Electronic Music Lab Allowing Students to Record, Compose Music

CAPE GIRARDEAU, Mo., Sept. 10, 2007 — Students wishing to learn the craft of composing, recording and editing music will have a new home in the Electronic Music Lab at River Campus.

The spacious lab, with surround sound speakers, is located in the new performance building in Room 154A. The lab is being used primarily for recording and editing music and for electronic music composition, according to Dr. Robert Fruehwald, Southeast professor of music.

The lab makes use of a small ProTools system, a small-scale version of the system used to produce the soundtrack of “Lord of the Rings,” and Finale, a software program used for composition. Instead of producing sound using the standard personal computer, students are able to use two software sampler programs, Mach 5 and Sampletank, which produce a sound of much higher quality.

In preparation for the lab’s opening, River Campus funds were used to improve existing technology, Fruehwald said. In addition to the ProTools system, a new computer was purchased and plans were made to incorporate video equipment into the lab’s design. This is allowing students to produce scores for short films and gives them the opportunity to learn about video editing, he said.

“All of these new and existing forms of technology is giving Southeast students a marked advantage when it comes to recording audition music for graduate programs and making recordings to be played elsewhere,” Fruehwald said.

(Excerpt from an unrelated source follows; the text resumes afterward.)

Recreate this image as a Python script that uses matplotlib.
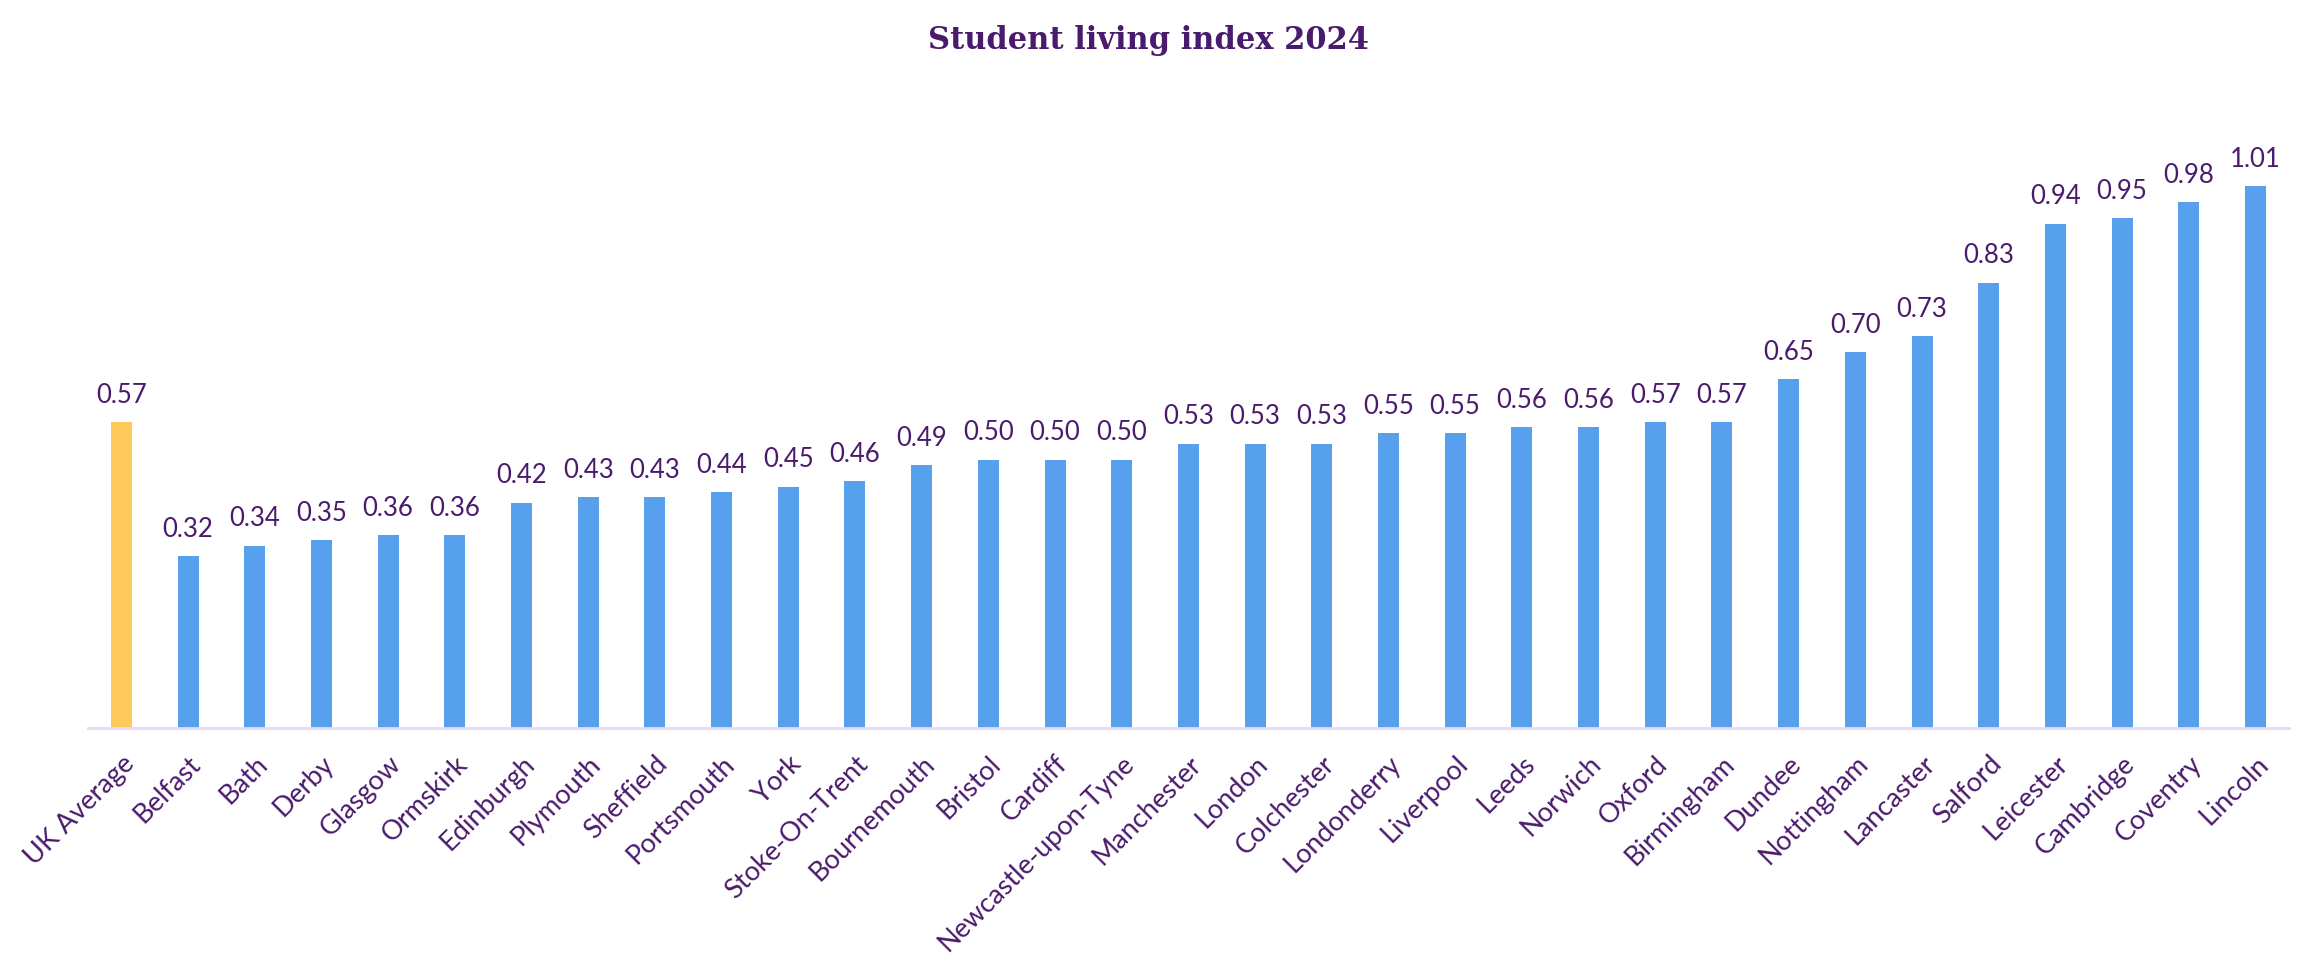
import matplotlib
matplotlib.use("Agg")
import matplotlib.pyplot as plt

cities = ["UK Average", "Belfast", "Bath", "Derby", "Glasgow", "Ormskirk", "Edinburgh",
          "Plymouth", "Sheffield", "Portsmouth", "York", "Stoke-On-Trent", "Bournemouth",
          "Bristol", "Cardiff", "Newcastle-upon-Tyne", "Manchester", "London", "Colchester",
          "Londonderry", "Liverpool", "Leeds", "Norwich", "Oxford", "Birmingham", "Dundee",
          "Nottingham", "Lancaster", "Salford", "Leicester", "Cambridge", "Coventry", "Lincoln"]
values = [0.57, 0.32, 0.34, 0.35, 0.36, 0.36, 0.42, 0.43, 0.43, 0.44, 0.45, 0.46, 0.49,
          0.50, 0.50, 0.50, 0.53, 0.53, 0.53, 0.55, 0.55, 0.56, 0.56, 0.57, 0.57, 0.65,
          0.70, 0.73, 0.83, 0.94, 0.95, 0.98, 1.01]
title = "Student living index 2024"

purple = "#4A1B6D"
blue = "#57A0EC"
yellow = "#FDC95A"

fig = plt.figure(figsize=(22.98, 9.62), dpi=100)
ax = fig.add_axes([0.0383, 0.2422, 0.9577, 0.6694])

x = list(range(len(cities)))
colors = [yellow] + [blue] * (len(cities) - 1)
ax.bar(x, values, width=0.315, color=colors, zorder=2)

for xi, v in zip(x, values):
    ax.annotate(f"{v:.2f}", (xi, v), xytext=(0, 11), textcoords="offset points",
                ha="center", va="bottom", fontsize=18.5, color=purple, family="Lato")

ax.set_xlim(-0.5, len(cities) - 0.5)
ax.set_ylim(0, 1.2)
ax.set_yticks([])
for s in ["top", "right", "left"]:
    ax.spines[s].set_visible(False)
ax.spines["bottom"].set_color("#E6D9F0")
ax.spines["bottom"].set_linewidth(2)
ax.set_xticks(x)
ax.set_xticklabels(cities, rotation=45, ha="right", rotation_mode="anchor",
                   fontsize=19.5, color=purple, family="Lato")
ax.tick_params(axis="x", length=0, pad=16)

fig.text(0.5, 0.958, title, ha="center", va="center", fontsize=22, fontweight="heavy",
         color=purple, family="DejaVu Serif")

fig.savefig("out.png", dpi=100)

The exposure to electronic music can also be advantageous to Southeast students who will be able to study conventional as well as electronic music.

“At many schools,” Fruewhald said, “electronic music is a specialty, and the people who do it often don’t do conventional music with notation and live performers as well as electronic music.”

At Southeast, even students who do not choose to focus solely on electronic music can nevertheless be exposed to it as part of their education, he said.

The new lab is also may open up new possibilities for students and faculty.

“I hope it will allow us to experiment and try new things,” Fruewhald said. “I also hope to see us collaborate with faculty and students in other areas of the arts. Electronic music works well as music for dance, film sound tracks, and as incidental music for theatre.”

He says the facility, improved and enlarged in its new home at River Campus, is expected to be the site for years to come of many exciting creations at the hands of Southeast students and faculty members.